The Cypriot government has been urged to take action over the issuing of title deeds which would help to revive the property market. While the Cypriot banks are financially sound the property market in the country represents more than 40% of the loan collateral, and there is concern that the island is not competitive enough when compared with other European countries who have already lowered their interest rates and property taxes to encourage foreign investors.
Property in Cyprus underwent a ten-year boom period until 2008 but has since suffered a decline which can be attributed to a number of different reasons; these include the fact that many overseas buyers were British, and the decline in value of sterling against the Euro has made investments more expensive, and buyers in general are being much more cautious about their purchases. The property laws in Cyprus are not as transparent as they need to be even if the government is now trying to rectify that situation, and Cyprus are currently has about the highest interest rate in Europe.
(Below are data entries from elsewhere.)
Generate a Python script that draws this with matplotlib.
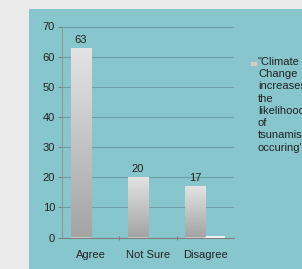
import matplotlib
matplotlib.use("Agg")
from matplotlib import pyplot as plt
from matplotlib.patches import Rectangle
import numpy as np

categories = ["Agree", "Not Sure", "Disagree"]
values = [63, 20, 17]
second_values = [0, 0, 0.4]
value_labels = ["63", "20", "17"]
legend_text = "\"Climate\nChange\nincreases\nthe\nlikelihood\nof\ntsunamis\noccuring\""
yticks = [0, 10, 20, 30, 40, 50, 60, 70]

plt.rcParams['font.family'] = ['Liberation Sans', 'DejaVu Sans']
text_color = "#222222"
teal = "#88c6cd"
grid_color = "#6d9fa5"

fig = plt.figure(figsize=(3.02, 2.69), dpi=100)
fig.patch.set_facecolor("#ebebeb")
fig.patches.append(Rectangle((29 / 302, 0), 1 - 29 / 302, 260 / 269,
                             transform=fig.transFigure, facecolor=teal,
                             edgecolor="none", zorder=-5))

ax = fig.add_axes([62 / 302, 31.5 / 269, 172 / 302, 211 / 269])
ax.set_facecolor("none")
ax.set_zorder(2)

x = np.arange(len(categories))
width = 0.35
bars = ax.bar(x - width / 2, values, width, color="#c8c8c8", zorder=3)
ax.bar(x + width / 2, second_values, width, color="#f4f4f4", zorder=3)

# vertical gradient inside each bar
grad = np.linspace(0, 1, 256).reshape(-1, 1)
cmap = matplotlib.colors.LinearSegmentedColormap.from_list("g", ["#a4a4a4", "#e4e4e4"])
for i, b in enumerate(bars):
    x0, w, h = b.get_x(), b.get_width(), b.get_height()
    im = ax.imshow(grad, extent=[x0, x0 + w, 0, h], origin="lower",
                   cmap=cmap, aspect="auto", zorder=4)
    im.set_clip_path(b)
    ax.text(x0 + w / 2, h + 1.0, value_labels[i],
            ha="center", va="bottom", fontsize=8, color=text_color)

ax.set_xlim(-0.5, 2.5)
ax.set_ylim(0, 70)
ax.set_yticks(yticks)
ax.set_xticks([0.5, 1.5])
ax.set_xticklabels([])
ax.tick_params(axis="x", length=3, color="#808080", direction="inout")
ax.tick_params(axis="y", length=3, color="#808080", labelsize=8,
               labelcolor=text_color, pad=2)
for i, c in enumerate(categories):
    ax.text(i, -4.0, c, ha="center", va="top", fontsize=8, color=text_color)

ax.grid(axis="y", color=grid_color, linewidth=0.8, zorder=1)
for s in ["top", "right"]:
    ax.spines[s].set_visible(False)
ax.spines["left"].set_color("#8a9a9c")
ax.spines["bottom"].set_color("#808080")
ax.spines["bottom"].set_zorder(5)

# legend
fig.patches.append(Rectangle((250 / 302, 1 - 66 / 269), 7 / 302, 5 / 269,
                             transform=fig.transFigure, facecolor="#cfcfcf",
                             edgecolor="#b0b0b0", linewidth=0.5, zorder=5))
fig.text(258 / 302, 1 - 57 / 269, legend_text, ha="left", va="top",
         fontsize=8, color=text_color, linespacing=1.28)

fig.savefig("out.png", dpi=100, facecolor=fig.get_facecolor())
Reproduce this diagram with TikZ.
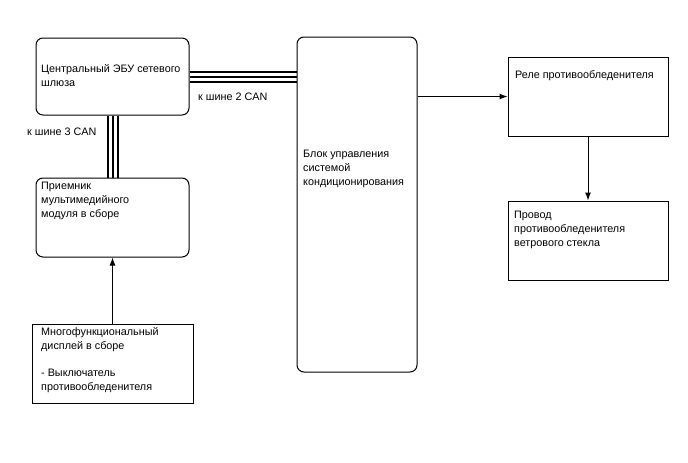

Property prices in Paphos have dropped by up to 30% of the last three years; although there are signs that the market is recovering property sales are still well below those achieved during the boom. There are some important property developments taking place in Cyprus which include luxury villas and residential properties, golf courses and marinas. While some of these projects are expected to be completed very shortly, others will not be available for another couple of years but can be expected to greatly boost the appeal of the island, especially as a new seaport is planned that will cater for the large cruise ships that cannot currently dock using the present facilities.